DESCRIPTION OF THE TASK>
Take the lines from the top down to and including the one with "(1082,11) -- (1082,751);" and repeat them exactly. Omit images.

--- start of MATERIAL PROVIDED ---

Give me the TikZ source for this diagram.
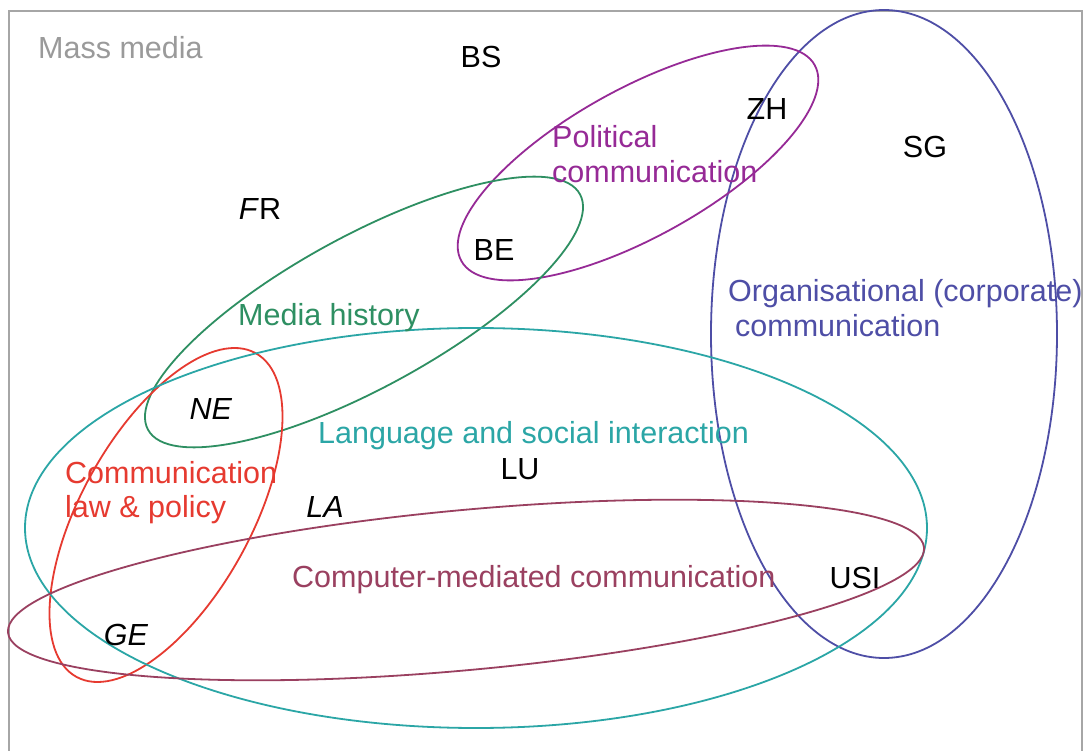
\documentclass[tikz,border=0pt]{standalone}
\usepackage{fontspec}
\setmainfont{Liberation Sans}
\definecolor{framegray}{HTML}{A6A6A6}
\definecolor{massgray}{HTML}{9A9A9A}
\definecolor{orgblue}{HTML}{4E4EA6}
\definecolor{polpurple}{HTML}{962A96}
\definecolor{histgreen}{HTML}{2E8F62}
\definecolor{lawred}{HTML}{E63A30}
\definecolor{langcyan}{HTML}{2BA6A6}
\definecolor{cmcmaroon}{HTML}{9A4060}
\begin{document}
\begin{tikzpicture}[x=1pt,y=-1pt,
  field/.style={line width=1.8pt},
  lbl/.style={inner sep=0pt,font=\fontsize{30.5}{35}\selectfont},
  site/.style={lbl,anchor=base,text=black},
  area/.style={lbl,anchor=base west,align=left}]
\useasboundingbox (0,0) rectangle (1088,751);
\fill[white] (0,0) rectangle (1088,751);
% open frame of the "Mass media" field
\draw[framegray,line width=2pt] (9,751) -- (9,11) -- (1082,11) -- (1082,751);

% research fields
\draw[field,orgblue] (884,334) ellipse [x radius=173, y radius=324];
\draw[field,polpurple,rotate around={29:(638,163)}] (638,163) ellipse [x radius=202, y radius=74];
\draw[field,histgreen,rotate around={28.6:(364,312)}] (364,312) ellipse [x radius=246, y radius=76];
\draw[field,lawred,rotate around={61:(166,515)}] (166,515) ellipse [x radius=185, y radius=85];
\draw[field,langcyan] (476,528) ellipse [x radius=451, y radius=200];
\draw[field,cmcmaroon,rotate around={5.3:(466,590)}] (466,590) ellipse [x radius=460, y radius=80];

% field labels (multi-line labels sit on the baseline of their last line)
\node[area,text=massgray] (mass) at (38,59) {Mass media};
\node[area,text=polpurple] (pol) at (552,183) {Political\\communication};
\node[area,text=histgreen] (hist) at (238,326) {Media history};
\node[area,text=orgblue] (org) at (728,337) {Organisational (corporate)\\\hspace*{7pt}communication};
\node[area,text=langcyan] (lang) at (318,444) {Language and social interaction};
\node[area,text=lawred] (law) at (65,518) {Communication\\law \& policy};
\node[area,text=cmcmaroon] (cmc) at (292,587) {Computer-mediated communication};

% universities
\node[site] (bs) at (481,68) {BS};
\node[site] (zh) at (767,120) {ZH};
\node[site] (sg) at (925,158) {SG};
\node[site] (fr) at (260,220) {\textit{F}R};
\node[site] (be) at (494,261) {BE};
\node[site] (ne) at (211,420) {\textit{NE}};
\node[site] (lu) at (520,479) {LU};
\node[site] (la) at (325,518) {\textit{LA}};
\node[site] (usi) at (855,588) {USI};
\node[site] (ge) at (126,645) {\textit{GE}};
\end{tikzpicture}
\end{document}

--- end of MATERIAL PROVIDED ---

RESULT>
Give me the TikZ source for this diagram.
\documentclass[tikz,border=0pt]{standalone}
\usepackage{fontspec}
\setmainfont{Liberation Sans}
\definecolor{framegray}{HTML}{A6A6A6}
\definecolor{massgray}{HTML}{9A9A9A}
\definecolor{orgblue}{HTML}{4E4EA6}
\definecolor{polpurple}{HTML}{962A96}
\definecolor{histgreen}{HTML}{2E8F62}
\definecolor{lawred}{HTML}{E63A30}
\definecolor{langcyan}{HTML}{2BA6A6}
\definecolor{cmcmaroon}{HTML}{9A4060}
\begin{document}
\begin{tikzpicture}[x=1pt,y=-1pt,
  field/.style={line width=1.8pt},
  lbl/.style={inner sep=0pt,font=\fontsize{30.5}{35}\selectfont},
  site/.style={lbl,anchor=base,text=black},
  area/.style={lbl,anchor=base west,align=left}]
\useasboundingbox (0,0) rectangle (1088,751);
\fill[white] (0,0) rectangle (1088,751);
% open frame of the "Mass media" field
\draw[framegray,line width=2pt] (9,751) -- (9,11) -- (1082,11) -- (1082,751);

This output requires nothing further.